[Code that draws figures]
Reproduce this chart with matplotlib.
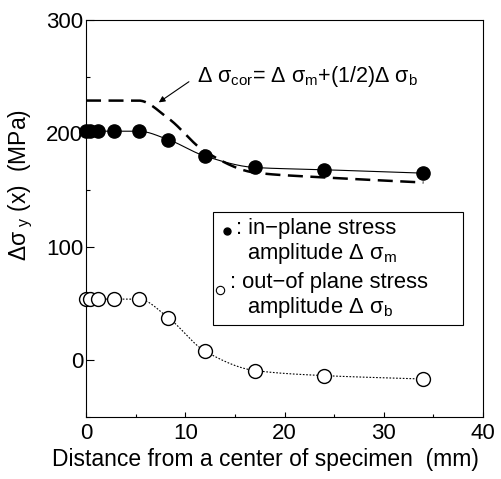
import numpy as np
import matplotlib
matplotlib.use('Agg')
import matplotlib.pyplot as plt
from matplotlib.patches import Rectangle

plt.rcParams['font.family'] = ['Liberation Sans', 'DejaVu Sans']
plt.rcParams['mathtext.default'] = 'regular'

# distance from specimen centre (mm)
dist = [0, 0.4, 1.2, 2.8, 5.3, 8.3, 12, 17, 24, 34]
# in-plane stress amplitude (MPa)
sig_m = [202, 202, 202, 202, 202, 194.5, 180, 170, 168, 165]
# out-of-plane stress amplitude (MPa)
sig_b = [54, 54, 54, 54, 54, 37.5, 8, -9, -13.5, -16.5]


def smooth(x, y, n=300):
    # monotone cubic (Fritsch-Carlson) just for drawing a smooth line
    x = np.asarray(x, float)
    y = np.asarray(y, float)
    h = np.diff(x)
    d = np.diff(y) / h
    m = np.zeros_like(y)
    m[0], m[-1] = d[0], d[-1]
    for i in range(1, len(x) - 1):
        if d[i - 1] * d[i] <= 0:
            m[i] = 0
        else:
            w1 = 2 * h[i] + h[i - 1]
            w2 = h[i] + 2 * h[i - 1]
            m[i] = (w1 + w2) / (w1 / d[i - 1] + w2 / d[i])
    xs = np.linspace(x[0], x[-1], n)
    idx = np.clip(np.searchsorted(x, xs) - 1, 0, len(x) - 2)
    t = (xs - x[idx]) / h[idx]
    h00 = 2 * t**3 - 3 * t**2 + 1
    h10 = t**3 - 2 * t**2 + t
    h01 = -2 * t**3 + 3 * t**2
    h11 = t**3 - t**2
    ys = h00 * y[idx] + h10 * h[idx] * m[idx] + h01 * y[idx + 1] + h11 * h[idx] * m[idx + 1]
    return xs, ys


sig_cor = [m + 0.5 * b for m, b in zip(sig_m, sig_b)]

fig = plt.figure(figsize=(5.01, 4.79), dpi=100)
ax = fig.add_axes([0.1717, 0.1294, 0.7924, 0.8288])

xs, ys = smooth(dist, sig_cor)
ax.plot(xs, ys, color='k', lw=1.8, dashes=(6, 3))
xs, ys = smooth(dist, sig_m)
ax.plot(xs, ys, color='k', lw=0.8)
xs, ys = smooth(dist, sig_b)
ax.plot(xs, ys, color='k', lw=0.8, dashes=(1.5, 1.5))

ax.plot(dist, sig_m, 'o', color='k', ms=9.5, clip_on=False, zorder=5)
ax.plot(dist, sig_b, 'o', mfc='white', mec='k', mew=1.0, ms=10, clip_on=False, zorder=5)

ax.set_xlim(0, 40)
ax.set_ylim(-50, 300)
ax.set_xticks([0, 10, 20, 30, 40])
ax.set_xticks([5, 15, 25, 35], minor=True)
ax.set_yticks([0, 100, 200, 300])
ax.set_yticks([-50, 50, 150, 250], minor=True)
ax.tick_params(axis='both', which='both', direction='in', labelsize=16, width=0.8)
ax.tick_params(axis='y', which='major', length=6, pad=2)
ax.tick_params(axis='y', which='minor', length=3)
ax.tick_params(axis='x', which='major', length=3.5, pad=4)
ax.tick_params(axis='x', which='minor', length=2.5)
for s in ax.spines.values():
    s.set_linewidth(0.8)

ax.set_xlabel('Distance from a center of specimen  (mm)', fontsize=16.5)
ax.xaxis.set_label_coords(0.453, -0.078)
ax.set_ylabel(r'$\Delta\sigma_{\ y}$ (x)  (MPa)', fontsize=16.5)
ax.yaxis.set_label_coords(-0.128, 0.584)

# annotation of the corrected stress curve
ax.annotate('', xy=(7.1, 226), xytext=(10.6, 247),
            arrowprops=dict(arrowstyle='-|>', color='k', lw=0.8, mutation_scale=9))
ax.text(11.2, 250, r'$\Delta$ $\sigma_{cor}$= $\Delta$ $\sigma_m$+(1/2)$\Delta$ $\sigma_b$',
        fontsize=15.5, va='center', ha='left')

# legend box drawn by hand
tr = ax.transAxes
ax.add_patch(Rectangle((0.320, 0.232), 0.630, 0.284, transform=tr,
                       fill=False, ec='k', lw=0.8, zorder=6))
ax.plot([0.355], [0.468], 'o', color='k', ms=5, transform=tr, zorder=6)
ax.plot([0.338], [0.320], 'o', mfc='white', mec='k', mew=0.8, ms=6, transform=tr, zorder=6)
ax.text(0.378, 0.474, ': in\u2212plane stress', transform=tr, fontsize=15.8, va='center')
ax.text(0.405, 0.411, r'amplitude $\Delta$ $\sigma_m$', transform=tr, fontsize=15.8, va='center')
ax.text(0.362, 0.338, ': out\u2212of plane stress', transform=tr, fontsize=15.8, va='center')
ax.text(0.405, 0.275, r'amplitude $\Delta$ $\sigma_b$', transform=tr, fontsize=15.8, va='center')

fig.savefig('out.png', dpi=100)
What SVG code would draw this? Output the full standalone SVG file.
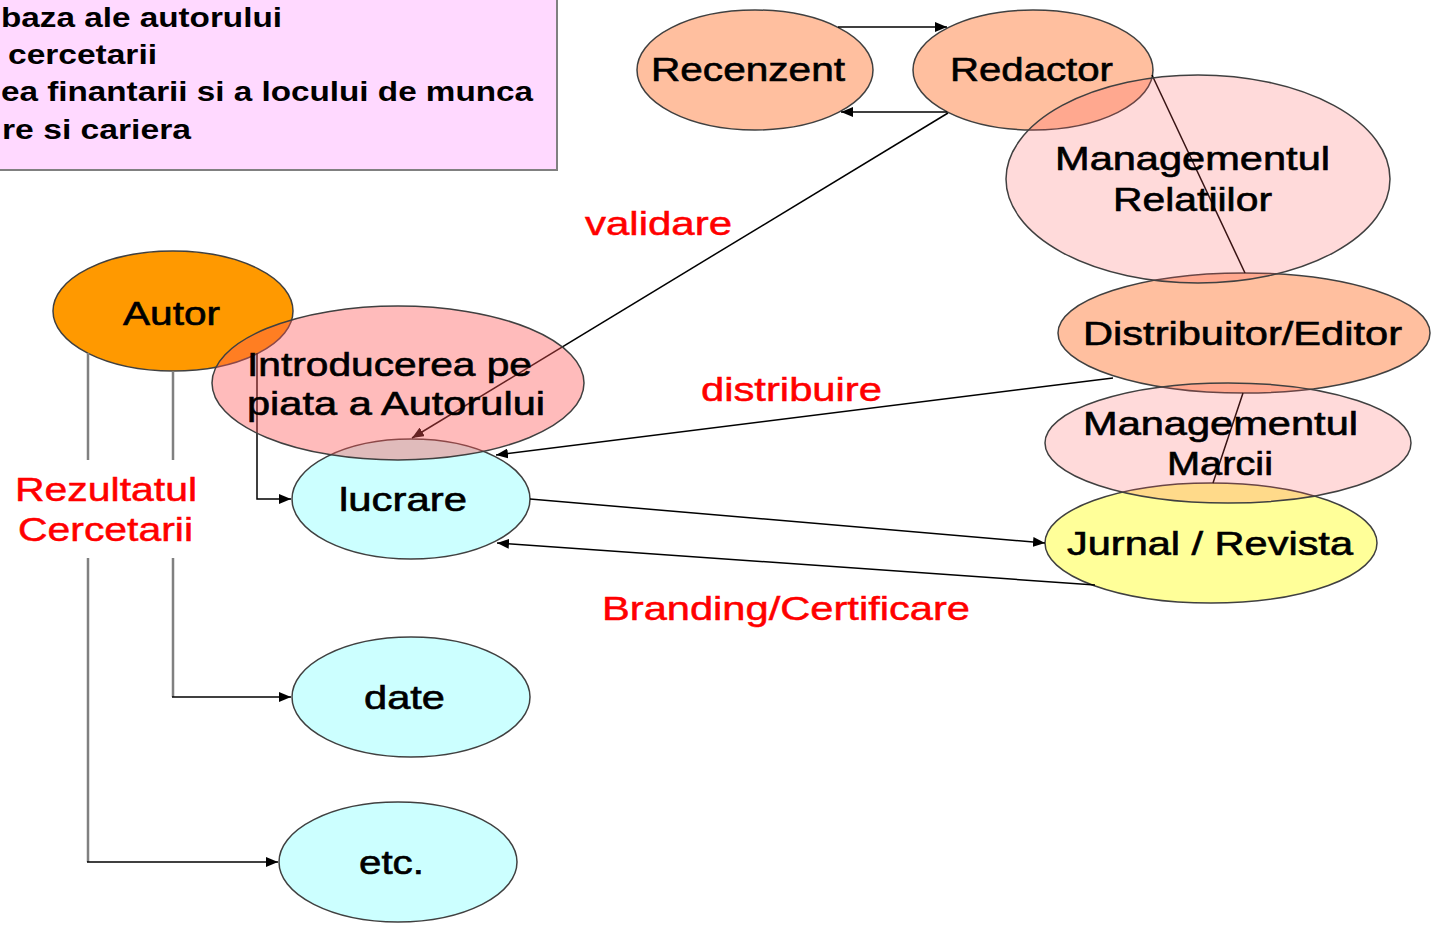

WHAT IS REQUIRED:
Begin at the first line of the material and copy each line exactly through the one containing "-9, -13.5, -16.5]". Omit pictures.

TASK RESULT:
Reproduce this chart with matplotlib.
import numpy as np
import matplotlib
matplotlib.use('Agg')
import matplotlib.pyplot as plt
from matplotlib.patches import Rectangle

plt.rcParams['font.family'] = ['Liberation Sans', 'DejaVu Sans']
plt.rcParams['mathtext.default'] = 'regular'

# distance from specimen centre (mm)
dist = [0, 0.4, 1.2, 2.8, 5.3, 8.3, 12, 17, 24, 34]
# in-plane stress amplitude (MPa)
sig_m = [202, 202, 202, 202, 202, 194.5, 180, 170, 168, 165]
# out-of-plane stress amplitude (MPa)
sig_b = [54, 54, 54, 54, 54, 37.5, 8, -9, -13.5, -16.5]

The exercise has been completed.